_Stated task:_ Return the material word for word. Do not include the pictures.
☆ ☆ ☆ ☆ ☆
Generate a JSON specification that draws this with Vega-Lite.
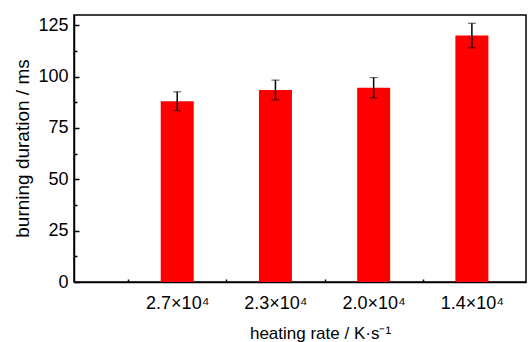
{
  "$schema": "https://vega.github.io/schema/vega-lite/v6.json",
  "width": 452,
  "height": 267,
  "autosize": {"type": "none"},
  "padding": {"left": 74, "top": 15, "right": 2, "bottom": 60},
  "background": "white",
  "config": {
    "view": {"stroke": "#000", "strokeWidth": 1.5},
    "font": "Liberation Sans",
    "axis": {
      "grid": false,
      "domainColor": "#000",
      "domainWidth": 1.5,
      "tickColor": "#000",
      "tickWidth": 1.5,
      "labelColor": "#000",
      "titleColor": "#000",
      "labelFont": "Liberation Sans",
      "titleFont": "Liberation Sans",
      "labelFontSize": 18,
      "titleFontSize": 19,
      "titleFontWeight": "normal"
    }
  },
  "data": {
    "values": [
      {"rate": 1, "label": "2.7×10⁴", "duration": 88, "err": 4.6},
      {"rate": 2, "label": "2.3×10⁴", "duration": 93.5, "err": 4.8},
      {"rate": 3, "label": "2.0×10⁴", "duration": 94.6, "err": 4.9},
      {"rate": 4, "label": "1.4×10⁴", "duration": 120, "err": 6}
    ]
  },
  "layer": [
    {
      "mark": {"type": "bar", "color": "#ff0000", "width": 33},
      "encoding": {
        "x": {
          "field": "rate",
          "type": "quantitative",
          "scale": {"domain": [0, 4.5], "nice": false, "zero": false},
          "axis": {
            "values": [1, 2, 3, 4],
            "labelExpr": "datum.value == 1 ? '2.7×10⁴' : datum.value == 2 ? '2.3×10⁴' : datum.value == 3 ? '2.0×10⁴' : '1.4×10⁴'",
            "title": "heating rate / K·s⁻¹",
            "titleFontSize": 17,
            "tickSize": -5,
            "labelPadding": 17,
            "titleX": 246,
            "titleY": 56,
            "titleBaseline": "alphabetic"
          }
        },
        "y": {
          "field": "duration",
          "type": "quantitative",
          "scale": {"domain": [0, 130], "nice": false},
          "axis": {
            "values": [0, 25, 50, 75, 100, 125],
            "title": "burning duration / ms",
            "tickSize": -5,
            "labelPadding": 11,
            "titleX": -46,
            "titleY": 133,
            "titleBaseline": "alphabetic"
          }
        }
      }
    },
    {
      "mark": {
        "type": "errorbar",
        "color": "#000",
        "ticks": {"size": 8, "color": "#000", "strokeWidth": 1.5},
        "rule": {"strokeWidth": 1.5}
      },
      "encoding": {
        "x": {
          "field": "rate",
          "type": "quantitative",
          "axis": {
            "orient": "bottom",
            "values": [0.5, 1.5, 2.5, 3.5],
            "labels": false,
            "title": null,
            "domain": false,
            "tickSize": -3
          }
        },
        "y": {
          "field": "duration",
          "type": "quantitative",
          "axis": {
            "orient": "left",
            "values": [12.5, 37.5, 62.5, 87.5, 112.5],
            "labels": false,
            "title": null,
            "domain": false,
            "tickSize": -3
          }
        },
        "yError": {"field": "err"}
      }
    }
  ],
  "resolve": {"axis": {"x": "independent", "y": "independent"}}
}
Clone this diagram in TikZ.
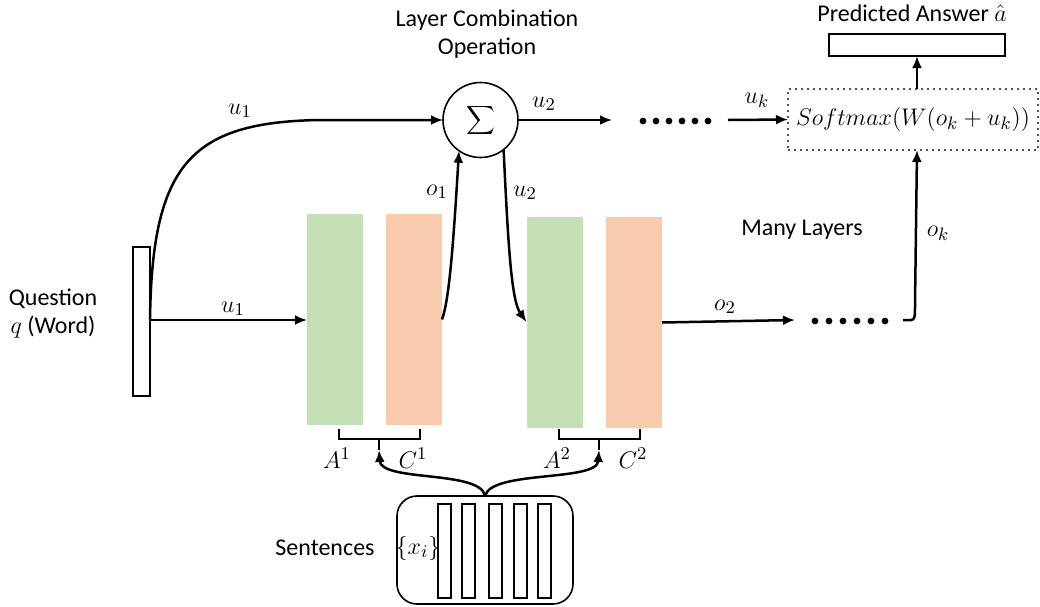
☆ ☆ ☆ ☆ ☆
_Problem solution:_
Generate a JSON specification that draws this with Vega-Lite.
{
  "$schema": "https://vega.github.io/schema/vega-lite/v6.json",
  "width": 452,
  "height": 267,
  "autosize": {"type": "none"},
  "padding": {"left": 74, "top": 15, "right": 2, "bottom": 60},
  "background": "white",
  "config": {
    "view": {"stroke": "#000", "strokeWidth": 1.5},
    "font": "Liberation Sans",
    "axis": {
      "grid": false,
      "domainColor": "#000",
      "domainWidth": 1.5,
      "tickColor": "#000",
      "tickWidth": 1.5,
      "labelColor": "#000",
      "titleColor": "#000",
      "labelFont": "Liberation Sans",
      "titleFont": "Liberation Sans",
      "labelFontSize": 18,
      "titleFontSize": 19,
      "titleFontWeight": "normal"
    }
  },
  "data": {
    "values": [
      {"rate": 1, "label": "2.7×10⁴", "duration": 88, "err": 4.6},
      {"rate": 2, "label": "2.3×10⁴", "duration": 93.5, "err": 4.8},
      {"rate": 3, "label": "2.0×10⁴", "duration": 94.6, "err": 4.9},
      {"rate": 4, "label": "1.4×10⁴", "duration": 120, "err": 6}
    ]
  },
  "layer": [
    {
      "mark": {"type": "bar", "color": "#ff0000", "width": 33},
      "encoding": {
        "x": {
          "field": "rate",
          "type": "quantitative",
          "scale": {"domain": [0, 4.5], "nice": false, "zero": false},
          "axis": {
            "values": [1, 2, 3, 4],
            "labelExpr": "datum.value == 1 ? '2.7×10⁴' : datum.value == 2 ? '2.3×10⁴' : datum.value == 3 ? '2.0×10⁴' : '1.4×10⁴'",
            "title": "heating rate / K·s⁻¹",
            "titleFontSize": 17,
            "tickSize": -5,
            "labelPadding": 17,
            "titleX": 246,
            "titleY": 56,
            "titleBaseline": "alphabetic"
          }
        },
        "y": {
          "field": "duration",
          "type": "quantitative",
          "scale": {"domain": [0, 130], "nice": false},
          "axis": {
            "values": [0, 25, 50, 75, 100, 125],
            "title": "burning duration / ms",
            "tickSize": -5,
            "labelPadding": 11,
            "titleX": -46,
            "titleY": 133,
            "titleBaseline": "alphabetic"
          }
        }
      }
    },
    {
      "mark": {
        "type": "errorbar",
        "color": "#000",
        "ticks": {"size": 8, "color": "#000", "strokeWidth": 1.5},
        "rule": {"strokeWidth": 1.5}
      },
      "encoding": {
        "x": {
          "field": "rate",
          "type": "quantitative",
          "axis": {
            "orient": "bottom",
            "values": [0.5, 1.5, 2.5, 3.5],
            "labels": false,
            "title": null,
            "domain": false,
            "tickSize": -3
          }
        },
        "y": {
          "field": "duration",
          "type": "quantitative",
          "axis": {
            "orient": "left",
            "values": [12.5, 37.5, 62.5, 87.5, 112.5],
            "labels": false,
            "title": null,
            "domain": false,
            "tickSize": -3
          }
        },
        "yError": {"field": "err"}
      }
    }
  ],
  "resolve": {"axis": {"x": "independent", "y": "independent"}}
}
Clone this diagram in TikZ.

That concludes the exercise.